According to United Nations Africa's Sahel region faces a new food crisis small holder farmers hold the key to making future development policies sustainable, thus making it impossible to speak about sustainability at the recent concluded Rio+20 conference without listening to what smallholder farmers have to say.
While women constitute the majority of food producers, processors and marketers in Africa, their role in agricultural sector still remains a minor one because of cultural and social barriers. According to FAO of United Nations, women are the majority of the world's agricultural producers, supplying more than 50 percent of the food that is grown globally. And in sub-Saharan Africa the number is higher, as women grow 80 to 90 percent of the food in the region. However, while agriculture and smallholder farmers in many African countries form the bedrock of the economy, the youth hold the keys to the continent's future. And throughout the region, particularly in Central and Western Africa, youths are found to be playing pivotal or crucial role in the continent's economic growth.
Raising the voices and showcasing youths innovative solutions to increasing agricultural productivity in Africa, taking into account factors like climate change, agricultural investment, access to credit, trade and market niches.
Some 18 million people in the Sahel region are at risk of food insecurity and malnutrition, warns the Food and Agriculture Organization (FAO).
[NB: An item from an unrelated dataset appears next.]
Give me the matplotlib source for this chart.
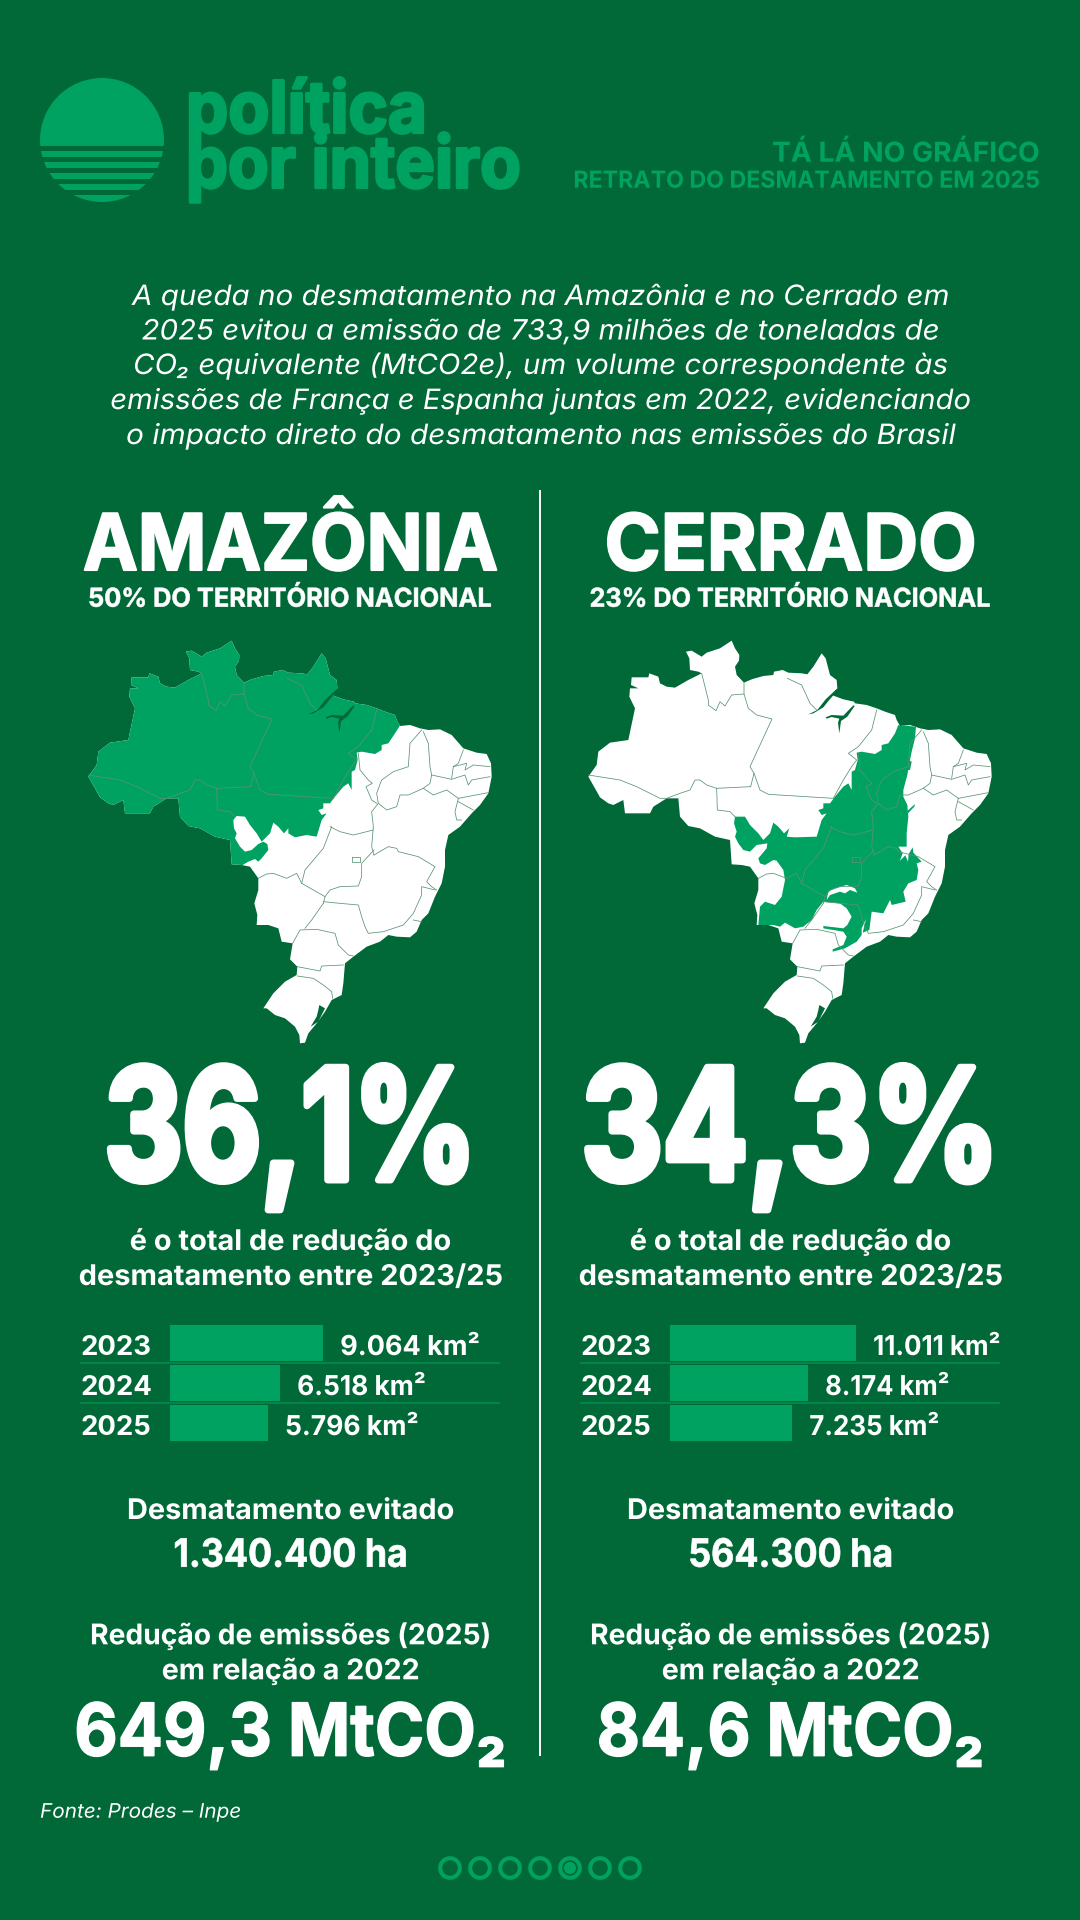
import matplotlib
matplotlib.use("Agg")
import matplotlib.pyplot as plt
from matplotlib.patches import Polygon, Circle, Rectangle
from matplotlib.transforms import Affine2D
import matplotlib.patheffects as pe

BG = "#006937"; GREEN = "#00A261"; WHITE = "#FFFFFF"; RULE = "#008A4E"; BORDER = "#5A9275"
FONT = ["Inter", "Liberation Sans", "DejaVu Sans"]

# ---- data -----------------------------------------------------------------
years = ["2023", "2024", "2025"]
amazonia_km2 = [9064, 6518, 5796]
cerrado_km2 = [11011, 8174, 7235]
amazonia_labels = ["9.064 km²", "6.518 km²", "5.796 km²"]
cerrado_labels = ["11.011 km²", "8.174 km²", "7.235 km²"]
panel_names = ["AMAZÔNIA", "CERRADO"]
panel_shares = ["50% DO TERRITÓRIO NACIONAL", "23% DO TERRITÓRIO NACIONAL"]
panel_totals = ["36,1%", "34,3%"]
panel_avoided = ["1.340.400 ha", "564.300 ha"]
panel_emissions = ["649,3 MtCO₂", "84,6 MtCO₂"]
intro_lines = [
    "A queda no desmatamento na Amazônia e no Cerrado em",
    "2025 evitou a emissão de 733,9 milhões de toneladas de",
    "CO₂ equivalente (MtCO2e), um volume correspondente às",
    "emissões de França e Espanha juntas em 2022, evidenciando",
    "o impacto direto do desmatamento nas emissões do Brasil",
]

# ---- map geometry (3x map-local units) --------------------------------------
brazil = [(515,62),(525,85),(538,105),(537,122),(525,140),(530,165),(552,188),(575,178),(610,168),(640,165),(642,155),(668,150),(685,158),(725,160),(742,163),(760,140),(785,100),(797,115),(810,165),(830,180),(832,205),(815,225),(850,238),(882,245),(885,250),(920,255),(950,265),(975,275),(1005,285),(1010,300),(1020,318),(1050,315),(1080,325),(1105,330),(1140,328),(1175,345),(1210,385),(1250,398),(1280,402),(1293,430),(1295,470),(1285,520),(1260,555),(1235,580),(1200,620),(1165,645),(1155,690),(1155,740),(1145,790),(1125,830),(1105,880),(1085,900),(1070,935),(1050,952),(1010,950),(985,945),(960,965),(920,980),(880,1010),(855,1030),(850,1090),(845,1125),(815,1140),(795,1175),(770,1210),(745,1240),(735,1268),(720,1270),(718,1245),(705,1220),(675,1195),(645,1185),(620,1165),(610,1165),(640,1120),(675,1085),(710,1065),(712,1040),(690,1018),(698,970),(665,965),(655,925),(625,915),(590,915),(592,885),(583,850),(595,810),(595,775),(570,740),(545,735),(515,733),(510,660),(465,650),(420,625),(385,618),(360,590),(355,535),(320,535),(280,560),(270,580),(195,580),(190,540),(160,555),(145,550),(120,532),(105,505),(85,470),(110,435),(115,395),(150,368),(205,360),(225,265),(208,230),(210,205),(235,205),(213,195),(215,172),(265,172),(268,160),(295,170),(300,190),(320,200),(345,203),(385,180),(425,160),(415,155),(390,150),(388,115),(378,95),(395,92),(425,110),(440,98),(480,85)]
amazon = [(1030,290),(1018,320),(1005,340),(985,370),(965,375),(965,390),(945,402),(905,395),(890,398),(893,420),(885,450),(875,455),(875,510),(865,490),(850,500),(825,530),(810,550),(790,550),(790,565),(775,570),(785,585),(800,580),(785,600),(770,650),(740,645),(705,652),(685,640),(685,625),(672,640),(655,620),(640,608),(630,640),(605,665),(590,640),(570,615),(555,590),(530,588),(520,600),(522,625),(530,640),(525,655),(540,680),(555,695),(575,690),(595,672),(610,665),(622,672),(625,690),(605,715),(595,725),(585,717),(565,725),(548,735),(540,760),(300,760),(40,500),(40,20),(1100,20),(1100,290)]
cerrado = [(1015,315),(1068,320),(1065,355),(1055,395),(1050,420),(1042,465),(1030,510),(1030,530),(1042,555),(1045,590),(1040,640),(1040,680),(1015,680),(1028,700),(1020,722),(1036,706),(1044,725),(1046,702),(1058,682),(1060,698),(1085,725),(1070,730),(1075,750),(1070,780),(1045,790),(1030,815),(1037,845),(995,855),(990,840),(970,880),(935,875),(928,930),(908,938),(918,897),(905,925),(905,945),(890,965),(855,985),(818,995),(818,988),(850,975),(860,950),(850,935),(790,925),(790,918),(850,925),(862,915),(875,890),(860,865),(840,850),(790,845),(770,870),(755,900),(730,920),(705,925),(675,908),(660,920),(640,915),(595,915),(600,860),(615,845),(645,855),(665,830),(675,780),(670,750),(650,722),(640,720),(615,735),(600,730),(595,715),(620,685),(622,670),(590,675),(570,695),(550,690),(535,670),(525,650),(530,635),(522,610),(525,590),(555,590),(570,615),(595,640),(610,660),(630,640),(640,608),(655,620),(672,640),(688,625),(680,650),(705,652),(770,650),(785,600),(800,580),(785,585),(775,570),(790,565),(790,550),(810,550),(825,530),(850,500),(865,490),(875,510),(875,455),(885,450),(893,420),(890,398),(905,395),(945,402),(965,390),(965,375),(985,370),(1005,340)]
cerrado_extra = [
    [(1040,575),(1065,552),(1063,560),(1042,582)],
    [(1045,420),(1055,425),(1050,450),(1040,450)],
]
cerrado_holes = [[(800,840),(805,815),(825,805),(860,795),(885,805),(892,818),(870,810),(855,820),(840,815),(810,825)]]
water = [
    [(745,283),(772,270),(797,238),(830,207),(832,212),(806,242),(790,262),(760,280)],
    [(797,292),(815,285),(850,287),(880,256),(884,258),(862,290),(843,303),(838,340),(834,308),(838,296),(815,291),(800,296)],
    [(778,1155),(795,1165),(775,1205),(752,1220),(770,1190),(775,1170)],
]
borders = [
    [(85,465),(180,480),(230,500),(300,535),(320,535)],
    [(425,160),(445,240),(445,255),(468,272),(480,245),(495,258),(515,225),(552,222)],
    [(552,188),(552,222),(565,265),(590,285),(636,297),(570,440),(582,460),(572,500)],
    [(572,500),(470,505),(440,495),(420,480),(405,480),(390,510),(360,520),(320,535)],
    [(470,505),(472,570),(510,575),(525,590)],
    [(582,460),(600,510),(625,523),(820,535)],
    [(682,175),(725,195),(750,250),(770,270)],
    [(950,270),(935,330),(895,380),(865,400),(890,420),(875,440),(850,480),(820,535)],
    [(895,400),(900,450),(925,480),(937,490),(918,500),(935,540),(950,550)],
    [(1085,330),(1050,370),(1045,440),(1000,455),(965,480),(950,520),(955,550),(980,570),(1010,560),(1020,525),(1045,525),(1090,505)],
    [(1090,335),(1105,370),(1110,440),(1115,465),(1110,490),(1090,505)],
    [(1090,505),(1120,525),(1160,510),(1195,535)],
    [(955,550),(935,575),(940,620),(935,680),(942,705)],
    [(942,705),(985,680),(1010,685),(1015,695),(1075,710),(1125,740),(1100,785),(1115,800),(1130,810)],
    [(810,620),(840,635),(880,645),(940,630)],
    [(815,620),(790,685),(735,750),(725,790),(795,830)],
    [(942,690),(905,730),(905,770),(895,798),(840,800),(810,810),(795,830),(790,850)],
    [(875,710),(900,710),(900,725),(875,725),(875,710)],
    [(595,775),(620,762),(640,760),(680,775),(710,760),(725,790)],
    [(790,850),(755,900),(735,925)],
    [(790,845),(840,850),(895,855),(905,890),(915,920),(925,940),(970,935),(1030,915),(1060,880),(1085,825),(1085,800),(1125,810)],
    [(1060,900),(1085,905)],
    [(698,970),(720,930),(770,928),(825,940),(835,975),(865,1005),(880,1008)],
    [(712,1040),(780,1053),(785,1038),(850,1035)],
    [(712,1068),(760,1075),(790,1095),(815,1115),(818,1135)],
    [(1210,390),(1195,430),(1180,440),(1175,475)],
    [(1115,465),(1175,478),(1215,465),(1225,495),(1235,480),(1290,470)],
    [(1180,440),(1220,430),(1215,450),(1240,435),(1290,440)],
    [(1195,535),(1285,518)],
    [(1195,545),(1240,570)],
    [(1195,535),(1185,575),(1190,600),(1205,600)],
]

# ---- figure ----------------------------------------------------------------
W, H = 1080, 1920
fig = plt.figure(figsize=(W/100, H/100), dpi=100, facecolor=BG)
ax = fig.add_axes([0, 0, 1, 1])
ax.set_xlim(0, W); ax.set_ylim(H, 0); ax.axis("off")
renderer = fig.canvas.get_renderer()


class Squeeze(pe.AbstractPathEffect):
    """Draw real text compressed horizontally about x0 (display px), optionally emboldened."""
    def __init__(self, sx, x0, fat=0):
        super().__init__()
        self.sx, self.x0, self.fat = sx, x0, fat

    def draw_path(self, renderer, gc, tpath, affine, rgbFace=None):
        a = affine + Affine2D().translate(-self.x0, 0).scale(self.sx, 1).translate(self.x0, 0)
        if self.fat:
            g = renderer.new_gc()
            g.copy_properties(gc)
            g.set_linewidth(self.fat)
            g.set_foreground(rgbFace)
            renderer.draw_path(g, tpath, a, rgbFace)
            g.restore()
        else:
            renderer.draw_path(gc, tpath, a, rgbFace)


def fit(t, width, x0, fat=0):
    if width is None:
        if fat:
            t.set_path_effects([Squeeze(1.0, x0, fat)])
        return
    sx = width / t.get_window_extent(renderer).width
    t.set_path_effects([Squeeze(sx, x0, fat)])


def txt(x, y, s, px, width=None, color=WHITE, ha="center", weight="bold", style="normal", fat=0):
    t = ax.text(x, y, s, fontsize=px*0.72, color=color, ha=ha, va="baseline",
                fontweight=weight, fontstyle=style, family=FONT)
    fit(t, width, x, fat)
    return t

# logo
sun = Circle((102, 140), 62, color=GREEN, lw=0)
ax.add_patch(sun)
for y0, y1 in [(145.7, 150.7), (156.7, 161.7), (168.3, 173), (179, 184), (190, 194.7)]:
    ax.add_patch(Rectangle((30, y0), 145, y1-y0, color=BG, lw=0, zorder=3))
txt(186, 132.7, "política", 72, 241, GREEN, ha="left", fat=2.0)
txt(186, 187.7, "por inteiro", 72, 335, GREEN, ha="left", fat=2.0)
txt(1039, 161.7, "TÁ LÁ NO GRÁFICO", 27.5, 267, GREEN, ha="right")
txt(1039, 187.7, "RETRATO DO DESMATAMENTO EM 2025", 23.5, 465.6, GREEN, ha="right")

# intro
intro_widths = [816, 797, 814, 859.5, 828]
for line, yb, w in zip(intro_lines, [305, 339.5, 374, 409, 444], intro_widths):
    txt(540, yb, line, 28, w, weight="normal", style="italic")

# divider
ax.plot([540, 540], [490, 1756], color=WHITE, lw=1.4, solid_capstyle="butt")

def to_px(pts, ox, oy=620):
    return [(ox + x/3, oy + y/3) for x, y in pts]

def draw_map(ox, biome, extra=(), holes=()):
    base = Polygon(to_px(brazil, ox), closed=True, fc=WHITE, ec="none", zorder=2)
    ax.add_patch(base)
    for poly in [biome, *extra]:
        g = Polygon(to_px(poly, ox), closed=True, fc=GREEN, ec="none", zorder=3)
        ax.add_patch(g)
        g.set_clip_path(base)
    for poly in holes:
        ax.add_patch(Polygon(to_px(poly, ox), closed=True, fc=WHITE, ec="none", zorder=3.5))
    for line in borders:
        xs, ys = zip(*to_px(line, ox))
        ax.plot(xs, ys, color=BORDER, lw=0.55, zorder=4)
    for poly in water:
        ax.add_patch(Polygon(to_px(poly, ox), closed=True, fc=BG, ec="none", zorder=5))

draw_map(60, amazon)
draw_map(560, cerrado, cerrado_extra, cerrado_holes)

name_w = [415, 372]
share_w = [405, 402]
total_w = [372, 418]
avoided_w = [234, 204.5]
emission_w = [432.5, 387.7]
label_w = [[139.6, 128.6, 133.5], [127, 124.3, 130]]

def panel(i, cx, barx, values, labels):
    txt(cx, 570, panel_names[i], 78, name_w[i], fat=1.5)
    txt(cx, 606.7, panel_shares[i], 26, share_w[i], fat=0.4)
    txt(cx, 1180, panel_totals[i], 155, total_w[i], fat=5)
    txt(cx, 1250, "é o total de redução do", 28.5, 321.6)
    txt(cx, 1285, "desmatamento entre 2023/25", 28.5, 423.6)
    txt(cx, 1519, "Desmatamento evitado", 28.5, 327)
    txt(cx, 1566.7, panel_avoided[i], 39, avoided_w[i], fat=0.5)
    txt(cx, 1644.3, "Redução de emissões (2025)", 28.5, 400.8)
    txt(cx, 1679.3, "em relação a 2022", 28.5, 257.6)
    txt(cx, 1755.7, panel_emissions[i], 73, emission_w[i], fat=1.0)
    # separators
    for y in (1363, 1403):
        ax.plot([barx-90, barx+330], [y, y], color=RULE, lw=1.3, solid_capstyle="butt")
    # bars: 1 000 km2 = 16.9 px
    a = fig.add_axes([barx/W, 1-1443/H, 290/W, 120/H])
    a.set_xlim(0, 290/0.0169); a.set_ylim(2.5, -0.5); a.axis("off"); a.patch.set_alpha(0)
    a.barh(range(len(values)), values, height=0.8875, color=GREEN)
    for k, (v, lab, yr) in enumerate(zip(values, labels, years)):
        t = a.annotate(lab, (v, k), xytext=(17*0.72, -12*0.72), textcoords="offset points",
                       ha="left", va="baseline", fontsize=27.4*0.72, color=WHITE, fontweight="bold",
                       family=FONT, annotation_clip=False)
        x0 = t.get_window_extent(renderer).x0
        fit(t, label_w[i][k], x0)
        a.annotate(yr, (0, k), xytext=(-90*0.72, -12*0.72), textcoords="offset points",
                   ha="left", va="baseline", fontsize=27.5*0.72, color=WHITE, fontweight="bold",
                   family=FONT, annotation_clip=False)

panel(0, 290.5, 170, amazonia_km2, amazonia_labels)
panel(1, 790.5, 670, cerrado_km2, cerrado_labels)

txt(40, 1817.7, "Fonte: Prodes – Inpe", 20, 201, ha="left", weight="normal", style="italic")

# pager dots
for k, x in enumerate(range(450, 631, 30)):
    ax.add_patch(Circle((x, 1868), 9.8, fc="none", ec=GREEN, lw=2.9))
    if k == 4:
        ax.add_patch(Circle((x, 1868), 6, fc=GREEN, ec="none"))

fig.savefig("out.png", dpi=100, facecolor=BG)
Recurring droughts, environmental degradation and high grain prices accompanied by decreasing migrant remittances, as well as displacement and chronic poverty are creating a situation that has resulted among others things in a 26 percent decline in cereal production compared to 2011. Finding long-lasting solutions is pivotal in this context.
To break the circle of famine and hunger people must invest in providing targeted communities with greater capacity to implement self-help activities in response to production shortfalls, as well as more effectively coordinate and implement governmental and international relief activities.